Incoming Chinese Nationalist Party (KMT) chairwoman Cheng Li-wun (鄭麗文) would be taking over a party full of old wounds, and her main challenge is to rebuild the KMT and political trust, an academic said on Sunday.
Cheng on Saturday won the party chairperson election with 65,122 votes, or 50.15 percent of the vote.
She is to succeed incumbent Eric Chu (朱立倫) on Saturday next week for a four-year term.
Photo: Chen Yi-kuan, Taipei Times
The KMT not only must contend with division and an aging membership, but a structural problem which emphasizes top-down obedience, hierarchy and a reliance on closed-door negotiations, said Du Sheng-tsung (杜聖聰), chair of Ming Chuan University’s Department of Radio and Television.
The KMT has a political DNA that evolved from a Leninist-style revolutionary party system, making any reformer inside the party feel like they are “breathing in a stone chamber,” he said.
If Cheng wants to advocate for change, she has to confront two enemies: the party’s systemic inertia and the party factions’ need for self-preservation, Du said.
She would be on precarious footing, as the party’s resource allocation and policy priorities are tied up with local factions, he said.

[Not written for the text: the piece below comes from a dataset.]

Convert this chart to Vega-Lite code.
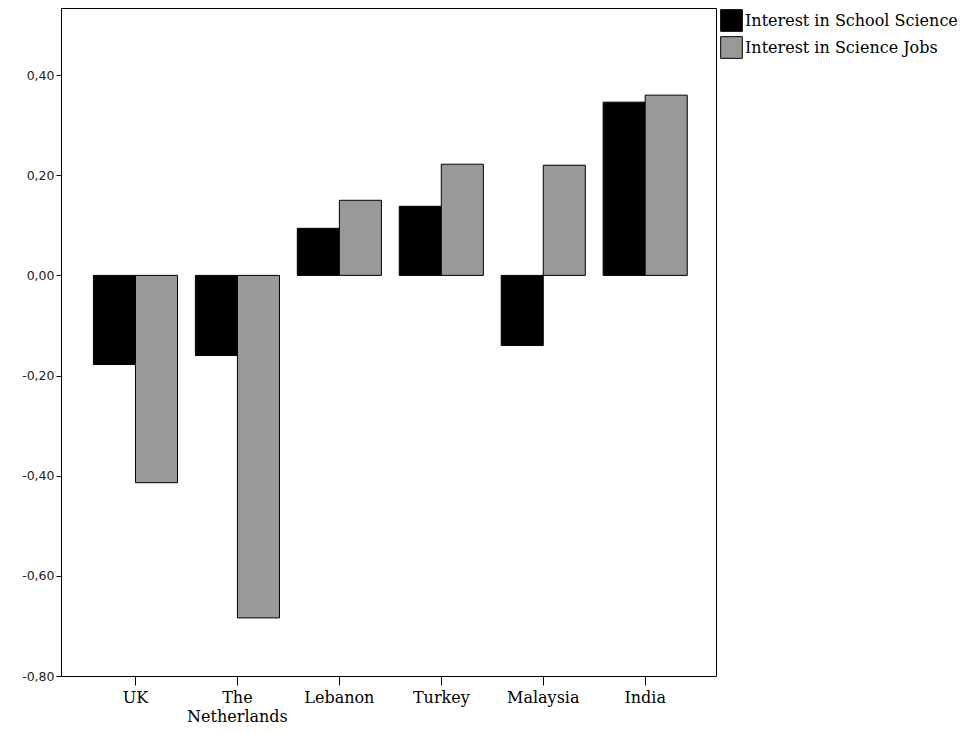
{
  "$schema": "https://vega.github.io/schema/vega-lite/v6.json",
  "autosize": {"type": "none"},
  "padding": {"left": 61, "top": 8, "right": 253, "bottom": 57},
  "width": 655,
  "height": 668,
  "background": "white",
  "config": {
    "view": {"stroke": "#000000", "strokeWidth": 1},
    "axis": {"grid": false, "domainColor": "#000000", "tickColor": "#000000", "labelColor": "#000000"}
  },
  "data": {
    "values": [
      {"country": "UK", "measure": "Interest in School Science", "value": -0.178},
      {"country": "UK", "measure": "Interest in Science Jobs", "value": -0.414},
      {"country": "The Netherlands", "measure": "Interest in School Science", "value": -0.16},
      {"country": "The Netherlands", "measure": "Interest in Science Jobs", "value": -0.684},
      {"country": "Lebanon", "measure": "Interest in School Science", "value": 0.094},
      {"country": "Lebanon", "measure": "Interest in Science Jobs", "value": 0.15},
      {"country": "Turkey", "measure": "Interest in School Science", "value": 0.138},
      {"country": "Turkey", "measure": "Interest in Science Jobs", "value": 0.222},
      {"country": "Malaysia", "measure": "Interest in School Science", "value": -0.14},
      {"country": "Malaysia", "measure": "Interest in Science Jobs", "value": 0.22},
      {"country": "India", "measure": "Interest in School Science", "value": 0.346},
      {"country": "India", "measure": "Interest in Science Jobs", "value": 0.36}
    ]
  },
  "mark": {"type": "bar", "stroke": "#000000", "strokeWidth": 1},
  "encoding": {
    "x": {
      "field": "country",
      "type": "nominal",
      "sort": ["UK", "The Netherlands", "Lebanon", "Turkey", "Malaysia", "India"],
      "scale": {"paddingInner": 0.175, "paddingOuter": 0.3, "align": 0.53},
      "axis": {
        "title": null,
        "labelAngle": 0,
        "domain": false,
        "tickSize": 9,
        "labelPadding": 4,
        "labelFont": "DejaVu Serif",
        "labelFontSize": 16,
        "labelLineHeight": 19,
        "labelExpr": "datum.label == 'The Netherlands' ? ['The', 'Netherlands'] : datum.label"
      }
    },
    "xOffset": {
      "field": "measure",
      "type": "nominal",
      "sort": ["Interest in School Science", "Interest in Science Jobs"]
    },
    "y": {
      "field": "value",
      "type": "quantitative",
      "scale": {"domain": [-0.8, 0.534], "nice": false, "zero": false},
      "axis": {
        "title": null,
        "values": [-0.8, -0.6, -0.4, -0.2, 0, 0.2, 0.4],
        "tickSize": 5,
        "labelPadding": 2,
        "labelFont": "DejaVu Sans",
        "labelFontSize": 12.5,
        "labelColor": "#222222",
        "labelExpr": "replace(replace(format(datum.value, '.2f'), '.', ','), '\u2212', '-')"
      }
    },
    "color": {
      "field": "measure",
      "type": "nominal",
      "sort": ["Interest in School Science", "Interest in Science Jobs"],
      "scale": {"domain": ["Interest in School Science", "Interest in Science Jobs"], "range": ["#000000", "#999999"]},
      "legend": {
        "title": null,
        "orient": "none",
        "legendX": 659,
        "legendY": 1,
        "padding": 0,
        "symbolType": "square",
        "symbolSize": 470,
        "symbolStrokeColor": "#000000",
        "symbolStrokeWidth": 1,
        "symbolOpacity": 1,
        "rowPadding": 0,
        "labelFont": "DejaVu Serif",
        "labelFontSize": 16,
        "labelColor": "#000000",
        "labelOffset": 2,
        "labelLimit": 400
      }
    }
  }
}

She has to avoid repeating the mistakes of former KMT chairwoman Hung Hsiu-chu (洪秀柱), who attempted to redefine the political narrative of “the Republic of China in Taiwan,” but ultimately became isolated and lost support, Du said.
Without a strong political acumen and broad coordination, Cheng could find her authority confined to her office, he added.
If her team does not reshape the narrative, but merely plays defense, the KMT’s cross-strait role could completely devolve into a historical relic, he said.
The political trust that her team has to rebuild involves addressing deep-blue voters’ loyalty concerns, local factions’ pragmatic calculations, younger voters’ emotional disconnect with politics and the Democratic Progressive Party’s fortified media narrative, he said.
Any one of these forces could derail her leadership, he said.
She faces not only a political test, but a quest for a third path centered on trust and generations, he said.